Duchesne has a Ten Commandments monument in Roy Park, and the Society of Separatists wants it off city property. The society filed a lawsuit in U.S. District Court Sept. 16, naming the city, Mayor Clint Park and all six City Council members as defendants.
The city tried to stay one step ahead of the movement to order religious monuments off government property by deeding the 10-by-11-foot piece of ground around the monument to the Duchesne Lions Club just one month before the suit was filed.
Newly hired city attorney Cindy Barton-Coombs recommended the move, but according to Brian Barnard, attorney for the Maryland-based nonprofit Society of Separatists, that strategy has been attempted before in other cities and failed.
"The court says you can't make a pretense that a 10-by-11 plot smack dab in the middle of the city park is no longer part of the city park," Barnard said. "The point is, why was this particular plot of land given to the Lions Club? It was given to the Lions Club as a subterfuge to maintain the monument."
Barnard also said the city cannot "willy-nilly" give a piece of government property away without having its motives questioned.
Barton-Coombs declined comment, but Park said that for the time being the city has no plans to move the monument. They will discuss the issue in more detail at their City Council meeting tonight.
"We are going to try and leave it where it is for now. Our attorney will go in and file for an immediate dismissal," he said.
In an interesting twist, it turns out the Ten Commandments monument in Duchesne is not one of the nine donated to cities in Utah by the Fraternal Order of Eagles in the early 1970s.
However, Barnard's lawsuit mistakenly identifies it as such.
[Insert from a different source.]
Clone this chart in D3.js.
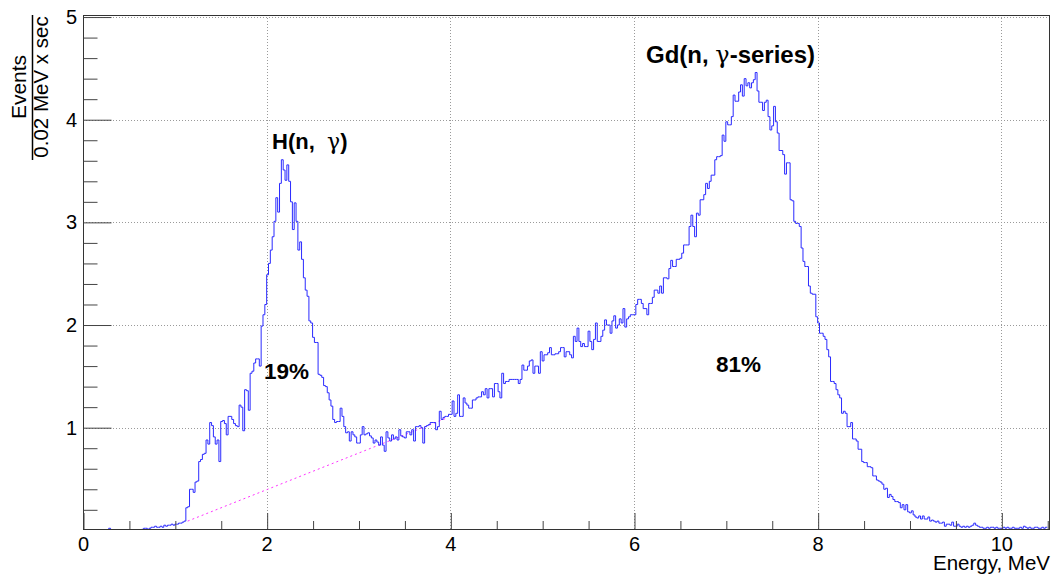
<!DOCTYPE html>
<html>
<head>
<meta charset="utf-8">
<title>Energy spectrum</title>
<style>
  body { margin: 0; background: #fff; }
  svg { display: block; font-family: "Liberation Sans", Arial, sans-serif; }
  .grid line { stroke: #9a9a9a; stroke-width: 1; stroke-dasharray: 1,2; }
  .axis path { display: none; }
  .axis line { stroke: #444; }
  .axis text { font-size: 20px; fill: #000; font-family: "Liberation Sans", Arial, sans-serif; }
  .hist { fill: none; stroke: #2a2aff; stroke-width: 1; }
  .bg { fill: none; stroke: #ff33ff; stroke-width: 1; stroke-dasharray: 2,3; }
  .frame { fill: none; stroke: #333; stroke-width: 1; }
  .label { font-weight: bold; fill: #000; }
</style>
</head>
<body>
<svg width="1053" height="574"></svg>
<script src="https://cdn.jsdelivr.net/npm/d3@7"></script>
<script>

// histogram: bins of 0.02 MeV starting at 0, one row = 0.5 MeV
var binWidth = 0.02;
var rate = [].concat(
  [0,0,0,0,0,0,0,0,0,0,0,0,0,0,0.02,0,0,0,0,0,0,0,0,0,0],
  [0,0,0,0,0,0,0,0.01,0.02,0.02,0.01,0.02,0.03,0.03,0.04,0.03,0.03,0.04,0.03,0.05,0.04,0.05,0.05,0.06,0.05],
  [0.06,0.06,0.07,0.07,0.08,0.09,0.22,0.23,0.40,0.40,0.37,0.47,0.48,0.67,0.69,0.74,0.75,0.88,0.84,1.05,1.02,0.91,0.84,0.88,0.67],
  [1.06,1.07,1.04,0.93,1.11,1.11,1.08,1.04,1.02,1.01,1.22,1.20,0.97,1.37,1.36,1.17,1.53,1.55,1.63,1.67,1.67,1.60,1.99,2.10,2.20],
  [2.49,2.60,2.73,2.86,3.01,3.24,3.10,3.38,3.61,3.51,3.41,3.56,3.40,3.20,2.93,3.19,3.01,2.73,2.81,2.64,2.46,2.34,2.28,2.04,2.02],
  [1.88,1.83,1.83,1.52,1.51,1.49,1.41,1.40,1.34,1.27,1.21,1.08,1.05,1.06,1.06,1.19,1.11,1.01,0.95,0.96,0.87,0.96,0.93,0.91,0.85],
  [0.85,0.93,1.01,0.93,0.94,0.95,0.92,0.90,0.85,0.88,0.86,0.83,0.91,0.83,0.77,0.96,0.90,0.87,0.93,0.89,0.91,0.88,0.98,0.92,0.91],
  [0.90,0.96,0.96,0.93,0.98,0.87,1.01,1.01,1.02,1.00,0.85,1.01,1.02,1.03,1.05,1.05,1.05,0.98,1.01,1.16,1.08,1.10,1.11,1.11,1.13],
  [1.13,1.26,1.11,1.14,1.32,1.11,1.11,1.29,1.24,1.22,1.19,1.19,1.27,1.27,1.29,1.30,1.30,1.35,1.32,1.38,1.29,1.38,1.38,1.30,1.43],
  [1.43,1.35,1.29,1.53,1.43,1.45,1.45,1.47,1.47,1.47,1.47,1.47,1.43,1.47,1.61,1.56,1.56,1.60,1.65,1.66,1.53,1.60,1.60,1.53,1.74],
  [1.65,1.71,1.71,1.73,1.78,1.71,1.71,1.72,1.72,1.74,1.78,1.78,1.69,1.74,1.74,1.71,1.68,1.89,1.84,1.97,1.84,1.79,1.82,1.79,1.79],
  [1.94,1.84,1.76,1.86,2.02,1.84,1.84,1.89,1.95,2.05,2.00,2.00,1.92,2.04,2.09,1.97,2.00,2.06,2.02,2.16,1.98,2.06,2.08,2.10,2.10],
  [2.10,2.20,2.25,2.25,2.21,2.16,2.16,2.10,2.21,2.21,2.27,2.34,2.34,2.31,2.38,2.31,2.46,2.46,2.45,2.55,2.63,2.57,2.57,2.64,2.64],
  [2.65,2.70,2.78,2.78,2.78,2.96,3.07,2.96,2.86,3.09,3.07,3.22,3.22,3.27,3.38,3.33,3.40,3.46,3.46,3.61,3.64,3.64,3.65,3.85,3.79],
  [3.98,3.95,3.95,4.03,4.24,4.18,4.18,4.27,4.34,4.23,4.40,4.33,4.36,4.31,4.36,4.39,4.46,4.28,4.17,4.17,4.09,4.17,4.19,4.03,3.90],
  [3.94,4.13,3.98,3.87,3.70,3.70,3.66,3.47,3.58,3.58,3.22,3.21,3.01,2.99,2.99,2.96,2.75,2.62,2.57,2.57,2.38,2.31,2.30,2.30,2.08],
  [2.02,1.92,1.92,1.89,1.86,1.76,1.69,1.45,1.45,1.43,1.37,1.32,1.29,1.14,1.16,1.14,1.01,1.01,1.05,0.89,0.89,0.87,0.79,0.79,0.67],
  [0.66,0.66,0.62,0.62,0.61,0.53,0.53,0.49,0.48,0.47,0.45,0.40,0.41,0.32,0.35,0.33,0.30,0.28,0.28,0.27,0.22,0.25,0.20,0.25,0.18],
  [0.17,0.19,0.15,0.13,0.12,0.14,0.11,0.14,0.11,0.11,0.13,0.09,0.10,0.09,0.08,0.09,0.07,0.07,0.08,0.04,0.06,0.06,0.05,0.08,0.04],
  [0.04,0.06,0.04,0.03,0.04,0.03,0.04,0.03,0.04,0.05,0.07,0.05,0.04,0.03,0.03,0.02,0.02,0.03,0.02,0.03,0.03,0.02,0.03,0.02,0.02],
  [0.02,0.03,0.02,0.03,0.02,0.02,0.03,0.02,0.02,0.02,0.03,0.02,0.04,0.03,0.02,0.03,0.02,0.02,0.03,0.03,0.02,0.02,0.03,0.02,0.03]
);

// dotted background line under the H peak
var bgLineE = [1.14, 3.95];
var bgLineV = [0.09, 1.09];

var xTicks = [0, 2, 4, 6, 8, 10];
var xMinor = [0.5, 1, 1.5, 2.5, 3, 3.5, 4.5, 5, 5.5, 6.5, 7, 7.5, 8.5, 9, 9.5, 10.5];
var yTicks = [1, 2, 3, 4, 5];
var yMinor = [0.2, 0.4, 0.6, 0.8, 1.2, 1.4, 1.6, 1.8, 2.2, 2.4, 2.6, 2.8, 3.2, 3.4, 3.6, 3.8, 4.2, 4.4, 4.6, 4.8];

var svg = d3.select("svg"),
    margin = {top: 15, right: 3, bottom: 45, left: 83},
    width = +svg.attr("width") - margin.left - margin.right,
    height = +svg.attr("height") - margin.top - margin.bottom,
    g = svg.append("g").attr("transform", "translate(" + margin.left + "," + margin.top + ")");

var x = d3.scaleLinear().domain([0, 10.53]).range([0, width]);
var y = d3.scaleLinear().domain([0.013, 5.02]).range([height, 0]);

svg.append("defs").append("clipPath").attr("id", "plot")
  .append("rect").attr("width", width).attr("height", height);

// grid
var grid = g.append("g").attr("class", "grid");
grid.selectAll(".gx").data(xTicks.slice(1)).enter().append("line")
    .attr("x1", function(d) { return Math.round(x(d)) + 0.5; })
    .attr("x2", function(d) { return Math.round(x(d)) + 0.5; })
    .attr("y1", 0).attr("y2", height);
grid.selectAll(".gy").data(yTicks).enter().append("line")
    .attr("y1", function(d) { return Math.round(y(d)) + 0.5; })
    .attr("y2", function(d) { return Math.round(y(d)) + 0.5; })
    .attr("x1", 0).attr("x2", width);

var plot = g.append("g").attr("clip-path", "url(#plot)");

plot.append("path")
    .attr("class", "bg")
    .attr("d", d3.line()(bgLineE.map(function(e, i) { return [x(e), y(bgLineV[i])]; })));

// step histogram
var pts = rate.map(function(v, i) { return [binWidth * i, v]; });
pts.push([binWidth * rate.length, rate[rate.length - 1]]);

var line = d3.line()
    .x(function(d) { return x(d[0]); })
    .y(function(d) { return y(d[1]); })
    .curve(d3.curveStepAfter);

plot.append("path").attr("class", "hist").attr("d", line(pts));

// frame
g.append("rect").attr("class", "frame")
    .attr("x", 0.5).attr("y", 0.5)
    .attr("width", width - 1).attr("height", height);

// axes, ticks pointing inward like ROOT
g.append("g").attr("class", "axis")
    .attr("transform", "translate(0," + height + ")")
    .call(d3.axisBottom(x).tickValues(xTicks).tickSizeInner(-16).tickSizeOuter(0).tickPadding(8)
      .tickFormat(d3.format("d")));
g.append("g").attr("class", "axis")
    .attr("transform", "translate(0," + height + ")")
    .call(d3.axisBottom(x).tickValues(xMinor).tickSizeInner(-8).tickSizeOuter(0).tickFormat(""));

g.append("g").attr("class", "axis")
    .call(d3.axisLeft(y).tickValues(yTicks).tickSizeInner(-28).tickSizeOuter(0).tickPadding(6)
      .tickFormat(d3.format("d")));
g.append("g").attr("class", "axis")
    .call(d3.axisLeft(y).tickValues(yMinor).tickSizeInner(-14).tickSizeOuter(0).tickFormat(""));

g.selectAll(".axis .tick line").attr("transform", "translate(0.5,0)");

// axis titles
svg.append("text")
    .attr("x", 1050).attr("y", 570)
    .attr("text-anchor", "end")
    .style("font-size", "20.5px")
    .text("Energy, MeV");

svg.append("text")
    .attr("transform", "translate(26,87) rotate(-90)")
    .attr("text-anchor", "middle")
    .style("font-size", "21px")
    .text("Events");
svg.append("line")
    .attr("x1", 32.5).attr("x2", 32.5).attr("y1", 15).attr("y2", 160)
    .attr("stroke", "#000").attr("stroke-width", 1.5);
svg.append("text")
    .attr("transform", "translate(48,87) rotate(-90)")
    .attr("text-anchor", "middle")
    .style("font-size", "20.5px")
    .text("0.02 MeV x sec");

// peak annotations
function peakLabel(px, py, size, before, after) {
  var t = svg.append("text").attr("class", "label")
      .attr("x", px).attr("y", py).style("font-size", size + "px");
  t.append("tspan").text(before);
  t.append("tspan").style("font-family", "'DejaVu Serif', 'Liberation Serif', serif")
      .style("font-weight", "normal").text("\u03b3");
  t.append("tspan").text(after);
}
peakLabel(272, 149, 22, "H(n,\u00a0\u00a0", ")");
peakLabel(646, 63, 24, "Gd(n,  ", "-series)");

svg.append("text").attr("class", "label")
    .attr("x", 264).attr("y", 379).style("font-size", "22.5px").text("19%");
svg.append("text").attr("class", "label")
    .attr("x", 716).attr("y", 372).style("font-size", "22.5px").text("81%");

</script>
</body>
</html>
The ninth monument had just been located in Brigham City when a member of the Society of Separatists ran across the monument in Duchesne. The monument is framed by three trees in the park's northwest corner at 250 S. Center St. the road that leads to the county fairgrounds.
Park said he was surprised the monument wasn't spotted earlier, given its location. "I thought someone had found it a long time ago. We had the county fair last month, and it's right there where everyone can see it."